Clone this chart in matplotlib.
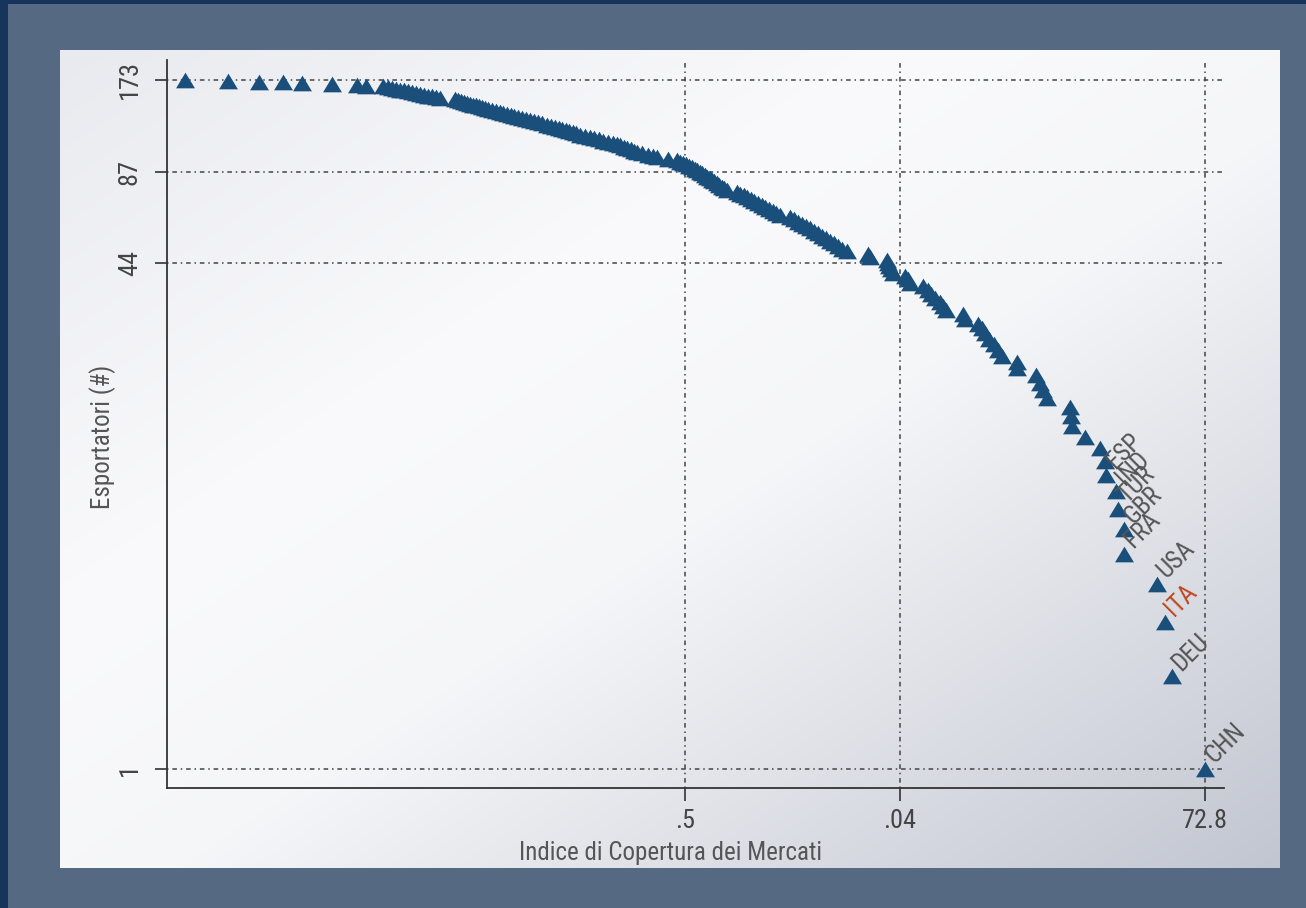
import matplotlib
matplotlib.use("Agg")
import matplotlib.pyplot as plt
from matplotlib import font_manager
from matplotlib.patches import Rectangle
from matplotlib.path import Path
from matplotlib.transforms import ScaledTranslation
import numpy as np

# number of exporters rank, from 173 (left) down to 1 (right)
ranks = list(range(173, 0, -1))

# market coverage position, one value per rank above
coverage = [
    185, 228, 259, 283, 302, 332, 357, 366,
    383, 388, 392, 396, 400, 404, 408, 412, 416, 420, 424, 428, 432, 436, 440,
    455, 458, 461, 464, 467, 470, 473, 476, 479, 482, 485, 488, 492, 496, 500, 503, 507, 511,
    514, 518, 522, 526, 530, 534, 538, 542, 547,
    551, 555, 559, 562, 566, 569, 573, 576, 580,
    585, 590, 594, 599, 603, 608, 613,
    617, 620, 624, 627, 631, 634, 637,
    642, 648, 653, 657, 668, 677,
    680, 683, 686, 689, 692, 695, 697, 700, 702, 705, 707, 710, 712, 714, 717, 719, 722, 724, 727,
    737, 740, 744, 747, 751, 754, 758, 762, 765, 769, 773, 776, 780,
    790, 794, 798, 802, 806, 810, 814, 818, 822, 826, 830, 834, 838, 842, 847,
    868, 870, 887, 888, 889, 891, 893,
    905, 908, 910, 923, 928, 931, 935, 940, 943, 946,
    963, 965, 978, 982, 985, 989, 994, 998, 1002, 1017, 1017, 1036, 1040, 1043, 1047,
    1070, 1071, 1072, 1085, 1100, 1105, 1106, 1116, 1118, 1124, 1124, 1157, 1165, 1172, 1205,
]

# labelled countries, ranks 1..9
label_codes = ["CHN", "DEU", "ITA", "USA", "FRA", "GBR", "TUR", "IND", "ESP"]
highlight = "ITA"

y_ticks = [1, 44, 87, 173]
x_ticks = [685, 900, 1205]
x_ticklabels = [".5", ".04", "72.8"]

MARKER_COLOR = "#1a4f7c"
TEXT_COLOR = "#555555"

names = {f.name for f in font_manager.fontManager.ttflist}
if "Roboto Condensed" in names:
    family, k = "Roboto Condensed", 1.0
else:
    family, k = "Roboto", 0.87
plt.rcParams["font.family"] = [family, "DejaVu Sans"]
fs_tick, fs_title, fs_lab = 19 * k, 18 * k, 18 * k

W, H = 1306, 908
fig = plt.figure(figsize=(W / 100, H / 100), dpi=100)
fig.patch.set_facecolor("#556983")

# dark frame round the image
for rect in [(0, 0, 8 / W, 1), (0, 1 - 4 / H, 1, 4 / H)]:
    fig.patches.append(Rectangle(rect[:2], rect[2], rect[3], transform=fig.transFigure,
                                 facecolor="#17345c", edgecolor="none", zorder=0))

# graph region with soft gradient
bg = fig.add_axes([60 / W, 1 - 868 / H, 1220 / W, 818 / H])
bg.set_axis_off()
u, v = np.meshgrid(np.linspace(0, 1, 400), np.linspace(0, 1, 300))
t = 0.5 * u + 0.5 * v
stops = [0.0, 0.35, 0.55, 1.0]
cols = np.array([[233, 234, 239], [250, 250, 252], [245, 246, 248], [194, 198, 209]]) / 255
img = np.stack([np.interp(t, stops, cols[:, c]) for c in range(3)], axis=-1)
bg.imshow(img, aspect="auto", extent=(0, 1, 0, 1), interpolation="bilinear")

ax = fig.add_axes([167 / W, 1 - 788 / H, (1224 - 167) / W, (788 - 60) / H])
ax.set_facecolor("none")
ax.set_yscale("log")
ax.set_xlim(167, 1224)
ax.set_ylim(0.868, 200.9)

tri = Path([(0, 0.83), (-1, -0.83), (1, -0.83), (0, 0.83)],
           [Path.MOVETO, Path.LINETO, Path.LINETO, Path.CLOSEPOLY])
ax.scatter(coverage, ranks, marker=tri, s=185, color=MARKER_COLOR, linewidths=0, zorder=3)

for i, code in enumerate(label_codes):
    r = i + 1
    x = coverage[ranks.index(r)]
    ax.annotate(code, (x, r), xytext=(6.5, 3.5), textcoords="offset points",
                rotation=45, rotation_mode="anchor", ha="left", va="baseline",
                fontsize=fs_lab, color="#c0461e" if code == highlight else TEXT_COLOR, zorder=4)

ax.set_yticks(y_ticks)
ax.set_yticklabels([str(v) for v in y_ticks], rotation=90, va="center")
ax.yaxis.set_minor_locator(matplotlib.ticker.NullLocator())
ax.set_xticks(x_ticks)
ax.set_xticklabels(x_ticklabels)
shift = ScaledTranslation(0, -4 / 100, fig.dpi_scale_trans)
for lab in ax.get_yticklabels():
    lab.set_transform(lab.get_transform() + shift)

ax.grid(True, color="#444444", linestyle=(0, (1, 2.5, 3, 2.5)), linewidth=1.1, zorder=1)
ax.set_axisbelow(True)

for s in ["top", "right"]:
    ax.spines[s].set_visible(False)
for s in ["left", "bottom"]:
    ax.spines[s].set_color("#333333")
    ax.spines[s].set_linewidth(1.3)

ax.tick_params(axis="both", direction="out", length=9, width=1.2, color="#333333",
               labelcolor="#444444", labelsize=fs_tick)
ax.tick_params(axis="y", pad=9)
ax.tick_params(axis="x", pad=6)

fig.text(671 / W, 1 - 853 / H, "Indice di Copertura dei Mercati", ha="center", va="center",
         fontsize=fs_title, color=TEXT_COLOR)
fig.text(103 / W, 1 - 437 / H, "Esportatori (#)", ha="center", va="center", rotation=90,
         fontsize=fs_title, color=TEXT_COLOR)

fig.savefig("out.png", dpi=100, facecolor=fig.get_facecolor())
---+---
## Exercise task
Return all of the data exactly as written, and drop the pictures.

## Solution for this problem
Clone this chart in matplotlib.
import matplotlib
matplotlib.use("Agg")
import matplotlib.pyplot as plt
from matplotlib import font_manager
from matplotlib.patches import Rectangle
from matplotlib.path import Path
from matplotlib.transforms import ScaledTranslation
import numpy as np

# number of exporters rank, from 173 (left) down to 1 (right)
ranks = list(range(173, 0, -1))

# market coverage position, one value per rank above
coverage = [
    185, 228, 259, 283, 302, 332, 357, 366,
    383, 388, 392, 396, 400, 404, 408, 412, 416, 420, 424, 428, 432, 436, 440,
    455, 458, 461, 464, 467, 470, 473, 476, 479, 482, 485, 488, 492, 496, 500, 503, 507, 511,
    514, 518, 522, 526, 530, 534, 538, 542, 547,
    551, 555, 559, 562, 566, 569, 573, 576, 580,
    585, 590, 594, 599, 603, 608, 613,
    617, 620, 624, 627, 631, 634, 637,
    642, 648, 653, 657, 668, 677,
    680, 683, 686, 689, 692, 695, 697, 700, 702, 705, 707, 710, 712, 714, 717, 719, 722, 724, 727,
    737, 740, 744, 747, 751, 754, 758, 762, 765, 769, 773, 776, 780,
    790, 794, 798, 802, 806, 810, 814, 818, 822, 826, 830, 834, 838, 842, 847,
    868, 870, 887, 888, 889, 891, 893,
    905, 908, 910, 923, 928, 931, 935, 940, 943, 946,
    963, 965, 978, 982, 985, 989, 994, 998, 1002, 1017, 1017, 1036, 1040, 1043, 1047,
    1070, 1071, 1072, 1085, 1100, 1105, 1106, 1116, 1118, 1124, 1124, 1157, 1165, 1172, 1205,
]

# labelled countries, ranks 1..9
label_codes = ["CHN", "DEU", "ITA", "USA", "FRA", "GBR", "TUR", "IND", "ESP"]
highlight = "ITA"

y_ticks = [1, 44, 87, 173]
x_ticks = [685, 900, 1205]
x_ticklabels = [".5", ".04", "72.8"]

MARKER_COLOR = "#1a4f7c"
TEXT_COLOR = "#555555"

names = {f.name for f in font_manager.fontManager.ttflist}
if "Roboto Condensed" in names:
    family, k = "Roboto Condensed", 1.0
else:
    family, k = "Roboto", 0.87
plt.rcParams["font.family"] = [family, "DejaVu Sans"]
fs_tick, fs_title, fs_lab = 19 * k, 18 * k, 18 * k

W, H = 1306, 908
fig = plt.figure(figsize=(W / 100, H / 100), dpi=100)
fig.patch.set_facecolor("#556983")

# dark frame round the image
for rect in [(0, 0, 8 / W, 1), (0, 1 - 4 / H, 1, 4 / H)]:
    fig.patches.append(Rectangle(rect[:2], rect[2], rect[3], transform=fig.transFigure,
                                 facecolor="#17345c", edgecolor="none", zorder=0))

# graph region with soft gradient
bg = fig.add_axes([60 / W, 1 - 868 / H, 1220 / W, 818 / H])
bg.set_axis_off()
u, v = np.meshgrid(np.linspace(0, 1, 400), np.linspace(0, 1, 300))
t = 0.5 * u + 0.5 * v
stops = [0.0, 0.35, 0.55, 1.0]
cols = np.array([[233, 234, 239], [250, 250, 252], [245, 246, 248], [194, 198, 209]]) / 255
img = np.stack([np.interp(t, stops, cols[:, c]) for c in range(3)], axis=-1)
bg.imshow(img, aspect="auto", extent=(0, 1, 0, 1), interpolation="bilinear")

ax = fig.add_axes([167 / W, 1 - 788 / H, (1224 - 167) / W, (788 - 60) / H])
ax.set_facecolor("none")
ax.set_yscale("log")
ax.set_xlim(167, 1224)
ax.set_ylim(0.868, 200.9)

tri = Path([(0, 0.83), (-1, -0.83), (1, -0.83), (0, 0.83)],
           [Path.MOVETO, Path.LINETO, Path.LINETO, Path.CLOSEPOLY])
ax.scatter(coverage, ranks, marker=tri, s=185, color=MARKER_COLOR, linewidths=0, zorder=3)

for i, code in enumerate(label_codes):
    r = i + 1
    x = coverage[ranks.index(r)]
    ax.annotate(code, (x, r), xytext=(6.5, 3.5), textcoords="offset points",
                rotation=45, rotation_mode="anchor", ha="left", va="baseline",
                fontsize=fs_lab, color="#c0461e" if code == highlight else TEXT_COLOR, zorder=4)

ax.set_yticks(y_ticks)
ax.set_yticklabels([str(v) for v in y_ticks], rotation=90, va="center")
ax.yaxis.set_minor_locator(matplotlib.ticker.NullLocator())
ax.set_xticks(x_ticks)
ax.set_xticklabels(x_ticklabels)
shift = ScaledTranslation(0, -4 / 100, fig.dpi_scale_trans)
for lab in ax.get_yticklabels():
    lab.set_transform(lab.get_transform() + shift)

ax.grid(True, color="#444444", linestyle=(0, (1, 2.5, 3, 2.5)), linewidth=1.1, zorder=1)
ax.set_axisbelow(True)

for s in ["top", "right"]:
    ax.spines[s].set_visible(False)
for s in ["left", "bottom"]:
    ax.spines[s].set_color("#333333")
    ax.spines[s].set_linewidth(1.3)

ax.tick_params(axis="both", direction="out", length=9, width=1.2, color="#333333",
               labelcolor="#444444", labelsize=fs_tick)
ax.tick_params(axis="y", pad=9)
ax.tick_params(axis="x", pad=6)

fig.text(671 / W, 1 - 853 / H, "Indice di Copertura dei Mercati", ha="center", va="center",
         fontsize=fs_title, color=TEXT_COLOR)
fig.text(103 / W, 1 - 437 / H, "Esportatori (#)", ha="center", va="center", rotation=90,
         fontsize=fs_title, color=TEXT_COLOR)

fig.savefig("out.png", dpi=100, facecolor=fig.get_facecolor())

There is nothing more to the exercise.